Daqui decorre que “temos que mudar a nossa relação com o planeta e a natureza”, acrescentou. Confiante de que isso irá suceder por motivos de sobrevivência global, o orador considerou que o será pela via da descarbonização, na qual o mar desempenhará um papel fundamental. Será assim nas energias (com as renováveis), no sector alimentar (com os produtos marinhos) e no transporte marítimo (com os navios limpos). Em todas estas áreas, o mar pode responder às questões existenciais fornecendo alternativas de comportamentos, das quais resultará uma nova economia.
E aí, a Europa e Portugal “podem ter vantagens comparativas” face a outras geografias, referiu o mesmo orador.
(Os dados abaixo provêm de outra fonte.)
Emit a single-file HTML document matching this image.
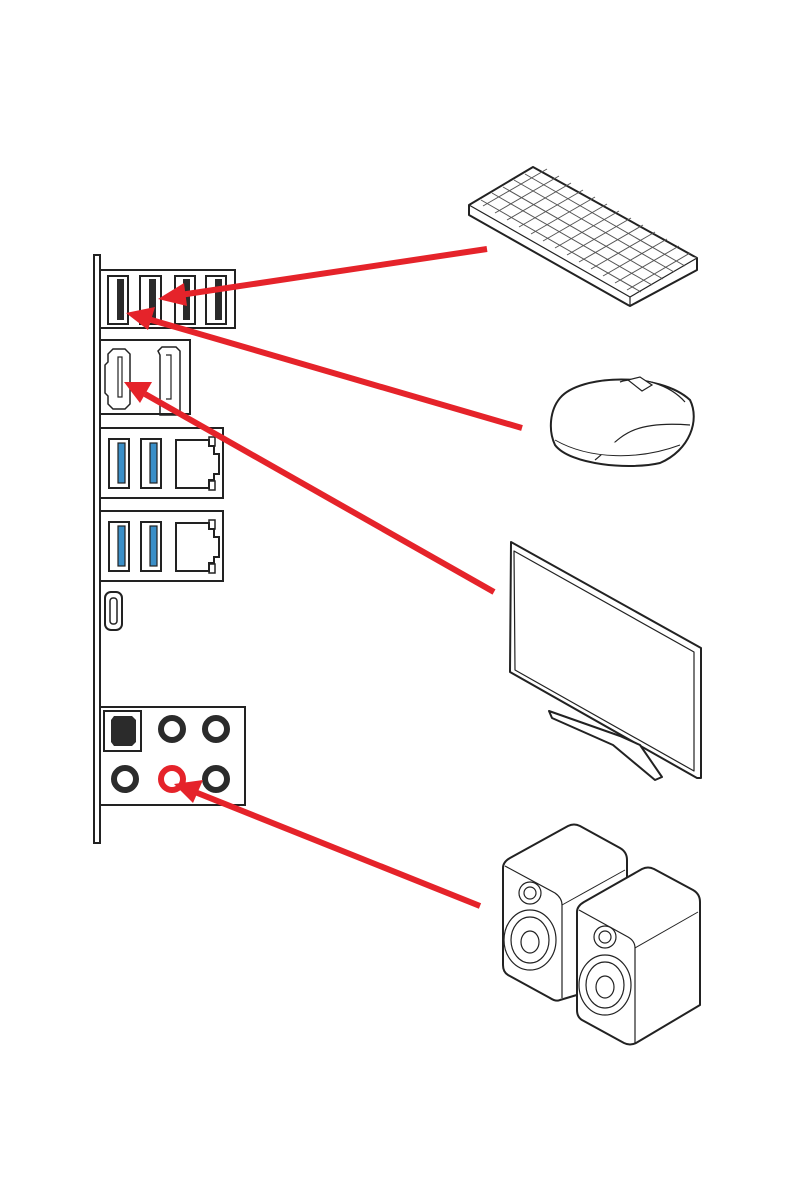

Tiago Pitta e Cunha lançou depois um apelo de futuro. Referindo-se a Portugal, admitiu que “gostava que, já que chegámos tarde ao século XIX e ao século XX, chegássemos a tempo ao século XXI, que será o tempo da sustentabilidade, do ambiente e das preocupações ambientais”.
Da audiência partiram igualmente sugestões e questões relacionadas com o papel de Portugal no aproveitamento da economia do mar. A existência de referências, designadamente desportivas, à semelhança do que sucede no futebol, foi uma das necessidades apontadas. E tal pode surgir se Portugal vier a dispor de uma equipa em futuras edições da prestigiada prova mundial de vela «Volvo Ocean Race», na qual o país está cada vez mais envolvido.
Outra sugestão lançada pela audiência foi a de reunir todas as partes relacionadas com a actividade náutica em redor de propósitos comuns que favoreçam o desenvolvimento do sector, a criação de massa crítica e a atracão de populações para uma vivência próxima dos planos de água, de que poderão resultar novas competências tecnológicas na área da náutica e do mar.
Foram igualmente afloradas as exigências da legislação nacional relativamente às embarcações de vela, por comparação às exigências existentes no Reino Unido. Na audiência foi exposto o argumento de que a flexibilidade de tais exigências, que é maior nas ilhas britânicas, teve reflexo no crescimento de receitas, designadamente para o Estado (por via fiscal), sugerindo que esse possa ser um caminho a trilhar por Portugal e com impacto positivo na economia.